== Data excerpts ==
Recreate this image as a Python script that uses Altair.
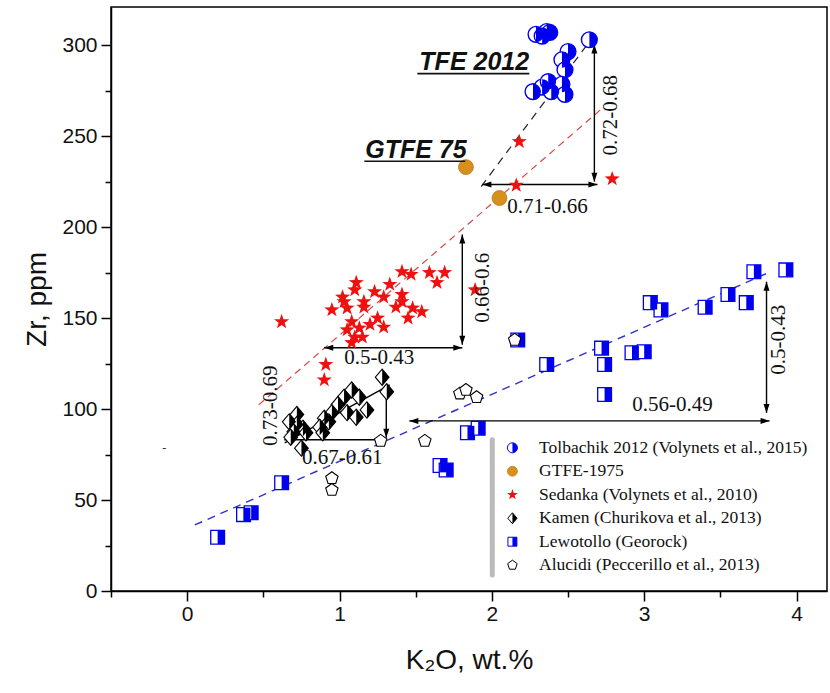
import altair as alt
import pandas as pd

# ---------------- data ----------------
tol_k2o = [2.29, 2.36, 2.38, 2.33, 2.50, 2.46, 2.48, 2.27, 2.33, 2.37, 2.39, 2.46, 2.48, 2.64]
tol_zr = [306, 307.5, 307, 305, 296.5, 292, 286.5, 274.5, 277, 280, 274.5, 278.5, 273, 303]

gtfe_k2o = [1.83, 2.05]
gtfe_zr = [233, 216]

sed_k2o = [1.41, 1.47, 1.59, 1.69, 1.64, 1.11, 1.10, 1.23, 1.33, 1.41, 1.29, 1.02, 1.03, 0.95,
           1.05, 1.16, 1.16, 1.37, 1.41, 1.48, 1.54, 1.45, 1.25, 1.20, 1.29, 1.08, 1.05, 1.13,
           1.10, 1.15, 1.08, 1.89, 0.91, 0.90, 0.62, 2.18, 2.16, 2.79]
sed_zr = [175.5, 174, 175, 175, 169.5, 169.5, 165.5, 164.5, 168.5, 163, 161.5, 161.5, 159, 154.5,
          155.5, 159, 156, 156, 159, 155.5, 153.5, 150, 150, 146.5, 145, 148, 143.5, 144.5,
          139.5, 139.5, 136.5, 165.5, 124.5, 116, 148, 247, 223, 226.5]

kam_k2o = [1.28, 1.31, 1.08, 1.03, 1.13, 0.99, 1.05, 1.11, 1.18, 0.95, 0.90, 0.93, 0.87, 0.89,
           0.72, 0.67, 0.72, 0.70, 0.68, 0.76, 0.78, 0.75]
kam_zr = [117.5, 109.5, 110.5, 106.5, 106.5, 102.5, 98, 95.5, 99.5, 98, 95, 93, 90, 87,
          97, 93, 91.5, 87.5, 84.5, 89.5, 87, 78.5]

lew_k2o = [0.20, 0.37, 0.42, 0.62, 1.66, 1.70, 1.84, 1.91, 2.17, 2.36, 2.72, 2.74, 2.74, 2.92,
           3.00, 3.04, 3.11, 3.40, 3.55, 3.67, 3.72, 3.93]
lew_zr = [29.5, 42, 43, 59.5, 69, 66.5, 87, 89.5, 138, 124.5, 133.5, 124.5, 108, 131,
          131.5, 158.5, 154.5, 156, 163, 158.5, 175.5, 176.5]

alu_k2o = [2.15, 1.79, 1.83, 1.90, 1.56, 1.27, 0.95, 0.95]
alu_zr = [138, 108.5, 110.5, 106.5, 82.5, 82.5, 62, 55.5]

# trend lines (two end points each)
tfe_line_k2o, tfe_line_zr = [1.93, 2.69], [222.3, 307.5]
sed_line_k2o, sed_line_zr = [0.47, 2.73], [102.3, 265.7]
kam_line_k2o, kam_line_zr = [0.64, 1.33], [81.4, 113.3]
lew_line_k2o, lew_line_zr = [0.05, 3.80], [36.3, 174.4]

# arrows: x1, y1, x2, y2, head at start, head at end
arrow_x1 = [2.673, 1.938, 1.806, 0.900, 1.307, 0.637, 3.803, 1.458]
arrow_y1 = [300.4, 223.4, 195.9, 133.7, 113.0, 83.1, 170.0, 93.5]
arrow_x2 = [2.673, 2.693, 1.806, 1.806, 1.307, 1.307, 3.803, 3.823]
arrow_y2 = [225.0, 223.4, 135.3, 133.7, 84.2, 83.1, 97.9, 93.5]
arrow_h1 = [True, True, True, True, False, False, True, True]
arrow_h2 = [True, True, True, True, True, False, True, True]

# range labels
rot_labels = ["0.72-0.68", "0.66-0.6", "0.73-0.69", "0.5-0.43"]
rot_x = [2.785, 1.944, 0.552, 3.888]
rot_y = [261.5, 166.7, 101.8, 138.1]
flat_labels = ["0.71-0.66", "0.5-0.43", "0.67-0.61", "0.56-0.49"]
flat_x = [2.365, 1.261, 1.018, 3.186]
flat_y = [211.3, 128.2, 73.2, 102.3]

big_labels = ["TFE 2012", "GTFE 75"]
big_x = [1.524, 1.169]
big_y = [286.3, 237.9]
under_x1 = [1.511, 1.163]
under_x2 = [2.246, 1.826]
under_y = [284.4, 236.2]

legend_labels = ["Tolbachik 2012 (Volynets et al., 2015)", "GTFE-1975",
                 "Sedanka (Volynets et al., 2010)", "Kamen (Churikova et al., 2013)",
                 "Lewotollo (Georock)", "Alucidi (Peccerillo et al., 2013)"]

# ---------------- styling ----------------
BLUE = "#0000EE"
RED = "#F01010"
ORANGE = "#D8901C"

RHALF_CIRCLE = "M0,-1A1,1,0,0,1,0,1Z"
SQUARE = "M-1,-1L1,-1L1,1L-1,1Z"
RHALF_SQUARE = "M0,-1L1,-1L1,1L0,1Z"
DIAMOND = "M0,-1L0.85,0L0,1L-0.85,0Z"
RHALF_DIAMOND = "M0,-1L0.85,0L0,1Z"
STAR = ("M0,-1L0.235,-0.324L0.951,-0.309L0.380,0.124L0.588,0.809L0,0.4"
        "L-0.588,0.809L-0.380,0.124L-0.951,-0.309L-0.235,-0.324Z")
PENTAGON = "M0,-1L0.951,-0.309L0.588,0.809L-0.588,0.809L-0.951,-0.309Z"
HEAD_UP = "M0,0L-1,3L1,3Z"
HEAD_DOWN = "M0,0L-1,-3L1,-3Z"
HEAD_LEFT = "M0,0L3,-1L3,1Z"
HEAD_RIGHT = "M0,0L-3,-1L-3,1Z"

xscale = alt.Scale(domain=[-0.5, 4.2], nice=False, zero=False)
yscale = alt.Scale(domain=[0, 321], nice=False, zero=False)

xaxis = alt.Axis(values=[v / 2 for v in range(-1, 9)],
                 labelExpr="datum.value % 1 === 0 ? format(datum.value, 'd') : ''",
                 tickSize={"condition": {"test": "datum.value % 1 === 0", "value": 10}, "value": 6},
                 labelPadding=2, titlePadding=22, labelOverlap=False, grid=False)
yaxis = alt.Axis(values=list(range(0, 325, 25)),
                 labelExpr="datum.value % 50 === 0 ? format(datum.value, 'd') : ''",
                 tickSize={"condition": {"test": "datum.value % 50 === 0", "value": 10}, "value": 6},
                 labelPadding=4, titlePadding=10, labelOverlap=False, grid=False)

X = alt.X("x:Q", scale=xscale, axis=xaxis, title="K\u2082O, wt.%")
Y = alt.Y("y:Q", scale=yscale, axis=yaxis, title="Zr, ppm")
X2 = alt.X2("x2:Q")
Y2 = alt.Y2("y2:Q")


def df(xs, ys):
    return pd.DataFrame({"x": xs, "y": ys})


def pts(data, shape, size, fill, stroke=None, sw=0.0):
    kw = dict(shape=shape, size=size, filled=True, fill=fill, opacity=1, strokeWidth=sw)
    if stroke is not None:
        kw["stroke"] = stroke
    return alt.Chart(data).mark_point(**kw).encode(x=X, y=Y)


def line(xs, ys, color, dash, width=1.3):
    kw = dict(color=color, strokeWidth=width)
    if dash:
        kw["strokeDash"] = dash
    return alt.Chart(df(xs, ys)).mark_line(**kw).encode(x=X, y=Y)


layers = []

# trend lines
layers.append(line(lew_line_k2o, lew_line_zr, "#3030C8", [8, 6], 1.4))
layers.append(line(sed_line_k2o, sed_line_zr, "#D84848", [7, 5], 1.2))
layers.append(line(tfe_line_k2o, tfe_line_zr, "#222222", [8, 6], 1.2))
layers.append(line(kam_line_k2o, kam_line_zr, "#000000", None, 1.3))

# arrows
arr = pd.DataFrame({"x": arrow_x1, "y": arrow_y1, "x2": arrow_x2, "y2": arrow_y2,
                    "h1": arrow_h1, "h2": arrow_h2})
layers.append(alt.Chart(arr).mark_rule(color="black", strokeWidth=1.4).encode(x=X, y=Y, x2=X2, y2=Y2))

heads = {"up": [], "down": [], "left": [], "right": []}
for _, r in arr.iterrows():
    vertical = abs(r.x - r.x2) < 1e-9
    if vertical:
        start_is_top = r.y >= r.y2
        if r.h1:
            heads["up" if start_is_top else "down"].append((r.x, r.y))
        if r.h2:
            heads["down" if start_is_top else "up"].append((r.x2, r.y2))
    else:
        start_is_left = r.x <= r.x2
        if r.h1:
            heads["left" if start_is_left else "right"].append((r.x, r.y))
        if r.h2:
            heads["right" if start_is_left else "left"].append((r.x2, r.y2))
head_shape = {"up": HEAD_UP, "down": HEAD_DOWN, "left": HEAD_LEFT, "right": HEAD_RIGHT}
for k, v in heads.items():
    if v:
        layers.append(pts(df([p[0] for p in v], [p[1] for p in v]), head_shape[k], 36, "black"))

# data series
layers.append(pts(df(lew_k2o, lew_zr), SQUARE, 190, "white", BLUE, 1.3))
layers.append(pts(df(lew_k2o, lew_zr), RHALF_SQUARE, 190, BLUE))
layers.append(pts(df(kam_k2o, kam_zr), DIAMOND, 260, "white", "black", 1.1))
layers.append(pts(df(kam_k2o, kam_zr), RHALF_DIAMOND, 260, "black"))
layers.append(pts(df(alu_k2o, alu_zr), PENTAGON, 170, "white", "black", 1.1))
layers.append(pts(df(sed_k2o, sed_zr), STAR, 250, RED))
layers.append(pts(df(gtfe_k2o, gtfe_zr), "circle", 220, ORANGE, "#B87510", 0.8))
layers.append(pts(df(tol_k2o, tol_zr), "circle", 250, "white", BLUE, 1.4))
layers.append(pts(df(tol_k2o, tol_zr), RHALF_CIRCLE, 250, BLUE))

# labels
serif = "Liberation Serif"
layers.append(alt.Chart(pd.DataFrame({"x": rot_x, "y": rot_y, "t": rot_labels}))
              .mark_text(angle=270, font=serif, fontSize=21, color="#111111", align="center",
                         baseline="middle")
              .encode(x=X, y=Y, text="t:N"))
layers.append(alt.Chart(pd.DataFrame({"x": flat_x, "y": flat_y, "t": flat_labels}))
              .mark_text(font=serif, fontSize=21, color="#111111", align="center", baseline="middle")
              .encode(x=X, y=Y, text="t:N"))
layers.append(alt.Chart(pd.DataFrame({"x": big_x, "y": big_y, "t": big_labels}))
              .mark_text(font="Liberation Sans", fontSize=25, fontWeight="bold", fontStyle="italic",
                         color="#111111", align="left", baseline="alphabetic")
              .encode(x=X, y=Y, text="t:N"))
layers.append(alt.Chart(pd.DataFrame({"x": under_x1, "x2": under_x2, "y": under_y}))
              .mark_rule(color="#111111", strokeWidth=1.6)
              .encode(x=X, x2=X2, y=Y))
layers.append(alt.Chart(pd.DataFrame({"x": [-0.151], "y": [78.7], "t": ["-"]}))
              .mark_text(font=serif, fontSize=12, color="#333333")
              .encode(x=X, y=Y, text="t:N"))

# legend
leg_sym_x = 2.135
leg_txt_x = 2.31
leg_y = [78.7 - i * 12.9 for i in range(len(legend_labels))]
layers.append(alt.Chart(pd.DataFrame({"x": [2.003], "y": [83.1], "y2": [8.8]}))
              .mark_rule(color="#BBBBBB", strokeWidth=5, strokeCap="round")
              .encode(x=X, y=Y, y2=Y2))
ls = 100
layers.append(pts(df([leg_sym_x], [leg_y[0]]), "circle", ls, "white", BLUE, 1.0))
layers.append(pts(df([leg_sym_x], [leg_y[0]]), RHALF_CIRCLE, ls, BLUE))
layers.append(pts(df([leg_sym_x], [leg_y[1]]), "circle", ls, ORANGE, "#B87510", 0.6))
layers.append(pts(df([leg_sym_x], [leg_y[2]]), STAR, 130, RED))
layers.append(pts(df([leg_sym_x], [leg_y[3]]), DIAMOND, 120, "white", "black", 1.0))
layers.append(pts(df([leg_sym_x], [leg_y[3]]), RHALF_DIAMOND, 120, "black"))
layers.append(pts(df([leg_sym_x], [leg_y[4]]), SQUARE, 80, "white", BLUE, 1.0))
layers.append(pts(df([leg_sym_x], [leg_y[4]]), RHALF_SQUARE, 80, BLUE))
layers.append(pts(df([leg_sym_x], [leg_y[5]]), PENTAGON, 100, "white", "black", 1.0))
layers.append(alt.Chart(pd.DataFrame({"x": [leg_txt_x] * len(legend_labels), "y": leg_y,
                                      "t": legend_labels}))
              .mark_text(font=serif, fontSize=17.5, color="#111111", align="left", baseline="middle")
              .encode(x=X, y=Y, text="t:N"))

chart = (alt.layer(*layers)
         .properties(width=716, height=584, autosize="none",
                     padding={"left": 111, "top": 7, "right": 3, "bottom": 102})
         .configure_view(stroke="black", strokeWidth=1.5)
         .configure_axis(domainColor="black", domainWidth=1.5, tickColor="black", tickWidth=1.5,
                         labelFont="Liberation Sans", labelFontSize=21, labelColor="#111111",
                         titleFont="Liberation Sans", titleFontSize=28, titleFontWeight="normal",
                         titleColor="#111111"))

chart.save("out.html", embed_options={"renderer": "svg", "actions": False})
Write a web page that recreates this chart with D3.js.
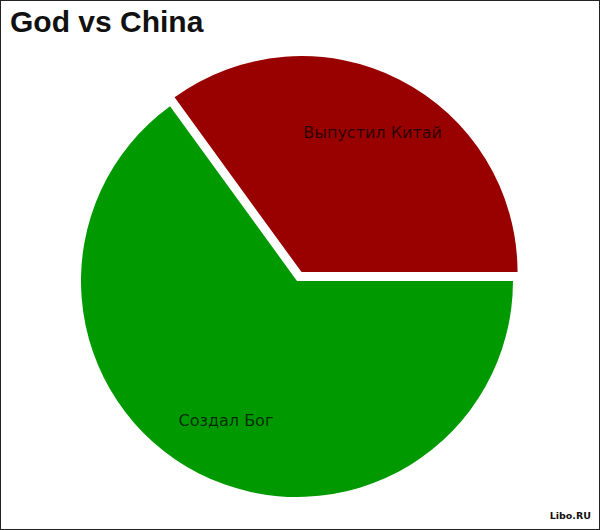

== What you will do ==
Please take the lines from the beginning of the data above through the line holding "alu_zr = [138, 108.5, 110.5, 106.5, 82.5, 82.5, 62, 55.5]" and transcribe them exactly, without any pictures.

== Complete output ==
Recreate this image as a Python script that uses Altair.
import altair as alt
import pandas as pd

# ---------------- data ----------------
tol_k2o = [2.29, 2.36, 2.38, 2.33, 2.50, 2.46, 2.48, 2.27, 2.33, 2.37, 2.39, 2.46, 2.48, 2.64]
tol_zr = [306, 307.5, 307, 305, 296.5, 292, 286.5, 274.5, 277, 280, 274.5, 278.5, 273, 303]

gtfe_k2o = [1.83, 2.05]
gtfe_zr = [233, 216]

sed_k2o = [1.41, 1.47, 1.59, 1.69, 1.64, 1.11, 1.10, 1.23, 1.33, 1.41, 1.29, 1.02, 1.03, 0.95,
           1.05, 1.16, 1.16, 1.37, 1.41, 1.48, 1.54, 1.45, 1.25, 1.20, 1.29, 1.08, 1.05, 1.13,
           1.10, 1.15, 1.08, 1.89, 0.91, 0.90, 0.62, 2.18, 2.16, 2.79]
sed_zr = [175.5, 174, 175, 175, 169.5, 169.5, 165.5, 164.5, 168.5, 163, 161.5, 161.5, 159, 154.5,
          155.5, 159, 156, 156, 159, 155.5, 153.5, 150, 150, 146.5, 145, 148, 143.5, 144.5,
          139.5, 139.5, 136.5, 165.5, 124.5, 116, 148, 247, 223, 226.5]

kam_k2o = [1.28, 1.31, 1.08, 1.03, 1.13, 0.99, 1.05, 1.11, 1.18, 0.95, 0.90, 0.93, 0.87, 0.89,
           0.72, 0.67, 0.72, 0.70, 0.68, 0.76, 0.78, 0.75]
kam_zr = [117.5, 109.5, 110.5, 106.5, 106.5, 102.5, 98, 95.5, 99.5, 98, 95, 93, 90, 87,
          97, 93, 91.5, 87.5, 84.5, 89.5, 87, 78.5]

lew_k2o = [0.20, 0.37, 0.42, 0.62, 1.66, 1.70, 1.84, 1.91, 2.17, 2.36, 2.72, 2.74, 2.74, 2.92,
           3.00, 3.04, 3.11, 3.40, 3.55, 3.67, 3.72, 3.93]
lew_zr = [29.5, 42, 43, 59.5, 69, 66.5, 87, 89.5, 138, 124.5, 133.5, 124.5, 108, 131,
          131.5, 158.5, 154.5, 156, 163, 158.5, 175.5, 176.5]

alu_k2o = [2.15, 1.79, 1.83, 1.90, 1.56, 1.27, 0.95, 0.95]
alu_zr = [138, 108.5, 110.5, 106.5, 82.5, 82.5, 62, 55.5]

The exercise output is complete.